6 and 19 with the aid of which the latter are stressed over the associated bearing edges.

The bearing 23 is part of a setting element 25 which is pivotable about a shaft 26. This shaft is located in the vicinity of the hinge between the stiff arm 1 and spring bow 14 but is not coincident therewith. A lever 27, which also serves as a pointer, permits pivotal displacement of the setting element in the manner shown in FIG. 4. It will be evident that in this way the stress of the bow spring 14 can be changed so that the snap switch responds at a different value of the force of the operating element 9.

The principle of the invention can also be applied to different springs used in snap switches, even if these do not form a snap arm but merely engage the stiff arm by way of a hinge. This includes for example the conventional desired value spring if the snap spring and desired value spring are separate from one another. The springs can also be in the form of tension springs, in which case it is recommended not to provide the associated bearings at the spring element but at the member pivotable with respect thereto.
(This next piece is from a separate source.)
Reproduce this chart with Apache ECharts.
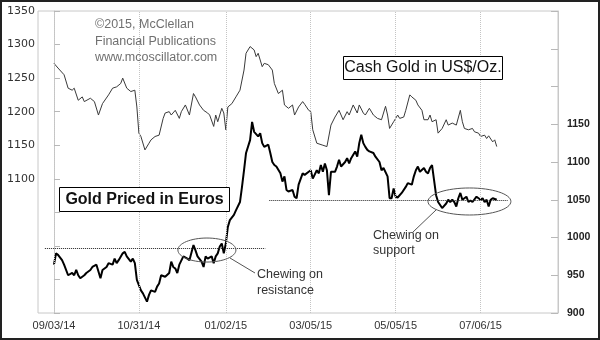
<!DOCTYPE html>
<html><head><meta charset="utf-8">
<script src="https://cdn.jsdelivr.net/npm/echarts@6/dist/echarts.min.js"></script>
<style>html,body{margin:0;padding:0;background:#fff}#c{width:600px;height:340px}</style>
</head><body><div id="c"></div>
<script>
// x = trading-day index counted from 09/03/14
const tickDays = [0, 42, 85, 127, 169, 211];
const tickLabels = ['09/03/14', '10/31/14', '01/02/15', '03/05/15', '05/05/15', '07/06/15'];

// Cash gold, US$/oz (left axis)
const usdDays = [0,2,5,7,9,10,12,14,15,18,20,22,24,27,29,31,33,34,36,38,40,41,42,43,45,47,48,50,52,54,55,57,58,60,62,63,65,67,69,70,72,74,76,77,79,80,81,83,84,85,86,88,90,92,94,95,97,99,100,101,103,104,106,108,109,111,113,114,116,118,119,121,123,124,126,127,128,130,133,135,137,139,141,143,145,146,148,150,151,153,154,156,158,160,162,164,165,166,168,170,171,173,174,176,177,179,180,182,183,185,186,187,189,190,192,194,195,197,199,201,202,203,205,207,208,210,211,213,214,215,217,218,219];
const usdPrices = [1272,1265,1255,1235,1232,1235,1217,1222,1215,1220,1215,1195,1212,1225,1235,1237,1242,1250,1235,1230,1232,1207,1168,1163,1143,1153,1158,1163,1165,1190,1198,1200,1195,1202,1190,1200,1210,1195,1227,1222,1210,1202,1198,1195,1178,1195,1185,1205,1198,1173,1207,1212,1222,1232,1262,1287,1297,1292,1282,1287,1267,1272,1270,1262,1242,1227,1232,1210,1205,1210,1195,1207,1215,1211,1202,1200,1173,1153,1150,1148,1180,1192,1202,1188,1200,1195,1210,1198,1210,1198,1195,1205,1195,1190,1188,1208,1195,1175,1185,1195,1190,1192,1202,1225,1222,1217,1210,1202,1188,1188,1195,1185,1188,1168,1175,1188,1180,1183,1180,1202,1185,1175,1173,1175,1170,1168,1163,1165,1160,1164,1155,1158,1148];

// Gold priced in euros (right axis)
const eurDays = [0,1,2,4,5,7,9,10,11,12,13,15,16,18,19,21,22,23,24,26,27,29,30,31,32,34,35,36,38,39,40,41,43,44,46,47,48,50,51,52,53,55,57,58,59,60,61,62,64,66,67,69,70,71,73,74,75,76,78,79,80,81,82,83,84,85,86,87,89,90,92,93,94,95,97,98,99,101,102,103,104,106,107,108,109,110,112,113,114,115,116,118,119,120,121,123,124,126,127,128,130,131,132,133,134,135,136,137,139,140,141,142,144,145,146,147,149,150,151,152,153,154,155,156,158,159,161,162,163,165,166,167,168,169,170,172,174,175,177,178,179,180,181,183,184,185,186,187,188,189,190,191,192,194,195,196,197,198,199,200,201,202,204,205,206,207,209,210,211,212,213,214,215,216,217,219];
const eurPrices = [964,979,977,970,964,950,953,950,957,950,946,950,953,957,961,964,955,946,957,961,966,964,972,966,970,979,981,975,968,972,966,944,930,926,915,924,930,928,935,939,950,948,953,968,961,959,953,964,975,972,970,990,983,975,968,961,975,972,975,966,975,979,988,992,979,992,1014,1023,1030,1036,1047,1067,1089,1112,1129,1153,1140,1134,1138,1125,1120,1123,1112,1100,1096,1094,1085,1074,1081,1063,1061,1063,1054,1052,1070,1085,1083,1087,1089,1078,1089,1085,1096,1087,1098,1089,1056,1087,1087,1094,1103,1094,1100,1105,1098,1105,1114,1107,1125,1136,1125,1120,1116,1114,1112,1107,1100,1089,1092,1081,1052,1052,1065,1054,1053,1059,1067,1072,1070,1081,1089,1094,1087,1092,1087,1085,1092,1096,1076,1056,1047,1043,1039,1045,1050,1047,1050,1047,1041,1052,1059,1050,1054,1047,1049,1047,1054,1052,1050,1052,1047,1050,1041,1050,1052,1050];

// annotation levels (euro scale)
const resistanceLevel = 986, resistanceSpan = [-4.5, 104.5];
const supportLevel = 1050, supportSpan = [106.5, 224.5];
const resistanceBox = [61.3, 90, 967.5, 999.3];   // day min/max, value min/max
const supportBox = [185, 226, 1029.8, 1065.6];

const FONT = 'Liberation Sans';
const chart = echarts.init(document.getElementById('c'), null, {renderer: 'canvas'});

function pairs(d, v) { return d.map((x, i) => [x, v[i]]); }

const option = {
  animation: false,
  backgroundColor: '#fff',
  grid: {left: 38, right: 42, top: 11, bottom: 27, show: true, borderColor: '#c8c8c8', borderWidth: 1, outerBoundsMode: 'none'},
  xAxis: {
    type: 'value', min: -7.9, max: 249.3,
    axisLine: {show: false},
    axisTick: {show: false},
    splitLine: {show: false},
    axisLabel: {
      customValues: tickDays,
      formatter: v => { const i = tickDays.indexOf(Math.round(v)); return i >= 0 ? tickLabels[i] : ''; },
      fontFamily: FONT, fontSize: 11, color: '#333', margin: 7
    }
  },
  yAxis: [
    {
      type: 'value', position: 'left', min: 900, max: 1350, interval: 50,
      axisLine: {show: true, lineStyle: {color: '#c8c8c8'}},
      axisTick: {show: true, inside: true, length: 6, lineStyle: {color: '#b8b8b8'}},
      splitLine: {show: false},
      axisLabel: {formatter: v => v >= 1100 ? String(v) : '', fontFamily: 'DejaVu Sans', fontSize: 11, color: '#333', margin: 3}
    },
    {
      type: 'value', position: 'right', min: 900, max: 1300, interval: 50,
      axisLine: {show: true, lineStyle: {color: '#c8c8c8'}},
      axisTick: {show: true, inside: true, length: 7, lineStyle: {color: '#b8b8b8'}},
      splitLine: {show: false},
      axisLabel: {formatter: v => v <= 1150 ? String(v) : '', fontFamily: FONT, fontSize: 10.5, fontWeight: 'bold', color: '#222', margin: 9}
    }
  ],
  series: [
    {
      type: 'line', data: [], yAxisIndex: 0, z: 1, silent: true,
      markLine: {
        silent: true, symbol: ['none', 'none'], label: {show: false},
        lineStyle: {type: 'dotted', color: '#c4c4c4', width: 1},
        data: tickDays.map(d => ({xAxis: d}))
      }
    },
    {
      name: 'USD', type: 'line', yAxisIndex: 0, data: pairs(usdDays, usdPrices),
      showSymbol: false, symbol: 'none', z: 3,
      lineStyle: {color: '#3a3a3a', width: 1}
    },
    {
      name: 'EUR', type: 'line', yAxisIndex: 1, data: pairs(eurDays, eurPrices),
      showSymbol: false, symbol: 'none', z: 4,
      lineStyle: {color: '#000', width: 2},
      markLine: {
        silent: true, symbol: ['none', 'none'], label: {show: false},
        lineStyle: {type: 'dotted', color: '#222', width: 1},
        data: [
          [{coord: [resistanceSpan[0], resistanceLevel]}, {coord: [resistanceSpan[1], resistanceLevel]}],
          [{coord: [supportSpan[0], supportLevel]}, {coord: [supportSpan[1], supportLevel]}]
        ]
      }
    }
  ]
};
chart.setOption(option);

function ell(box) {
  const p1 = chart.convertToPixel({xAxisIndex: 0, yAxisIndex: 1}, [box[0], box[2]]);
  const p2 = chart.convertToPixel({xAxisIndex: 0, yAxisIndex: 1}, [box[1], box[3]]);
  return {cx: (p1[0] + p2[0]) / 2, cy: (p1[1] + p2[1]) / 2, rx: Math.abs(p2[0] - p1[0]) / 2, ry: Math.abs(p2[1] - p1[1]) / 2};
}
const txt = (x, y, text, font, fill, align) => ({type: 'text', x, y, z: 100, style: {text, font, fill, align: align || 'left', verticalAlign: 'middle'}});

chart.setOption({
  graphic: [
    {type: 'rect', z: 100, shape: {x: 1, y: 1, width: 598, height: 338}, style: {fill: 'none', stroke: '#222', lineWidth: 2}},
    txt(95, 25, '\u00a92015, McClellan', '12.5px ' + FONT, '#707070'),
    txt(95, 42, 'Financial Publications', '12.5px ' + FONT, '#707070'),
    txt(95, 58, 'www.mcoscillator.com', '12.5px ' + FONT, '#707070'),
    {type: 'rect', z: 100, shape: {x: 343.5, y: 56.5, width: 159, height: 23}, style: {fill: '#fff', stroke: '#000', lineWidth: 1}},
    txt(423, 68, 'Cash Gold in US$/Oz.', '16px ' + FONT, '#111', 'center'),
    {type: 'rect', z: 100, shape: {x: 59.5, y: 187.5, width: 170, height: 24}, style: {fill: '#fff', stroke: '#000', lineWidth: 1}},
    txt(144.5, 200, 'Gold Priced in Euros', 'bold 16px ' + FONT, '#111', 'center'),
    {type: 'ellipse', z: 100, shape: ell(resistanceBox), style: {fill: 'none', stroke: '#555', lineWidth: 1}},
    {type: 'ellipse', z: 100, shape: ell(supportBox), style: {fill: 'none', stroke: '#555', lineWidth: 1}},
    {type: 'line', z: 100, shape: {x1: 230, y1: 258, x2: 255, y2: 273}, style: {stroke: '#555', lineWidth: 1}},
    {type: 'line', z: 100, shape: {x1: 413, y1: 232, x2: 436, y2: 210}, style: {stroke: '#555', lineWidth: 1}},
    txt(257, 275, 'Chewing on', '12.5px ' + FONT, '#333'),
    txt(257, 291, 'resistance', '12.5px ' + FONT, '#333'),
    txt(373, 236, 'Chewing on', '12.5px ' + FONT, '#333'),
    txt(373, 251, 'support', '12.5px ' + FONT, '#333')
  ]
});
</script></body></html>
If the spring element is not made of spring strip but for example of spring wire, the end of this wire can be rigidly joined to a securing element at which the securing surface is then formed.

Claims

I claim:

1. An electric snap switch assembly comprising, a stiff arm pivotal about a fixed axis abutment and being movable in a range between two operative positions, a sheet metal hinge member extending the length of said arm and being attached to said abutment and to said arm, a movable abutment, a sheet metal spacer member attached to said movable abutment, a U-shaped bow spring straddling said movable abutment and being maintained in a compressive state with one leg thereof attached to the free end of said hinge member and the other leg thereof attached to said movable abutment member.

2. An electric snap switch assembly according to claim 1 including a pivotally mounted adjustment member, said movable abutment being mounted on said adjustment member.

3. An electric snap switch assembly according to claim 1 wherein said bow spring is a formed steel strip.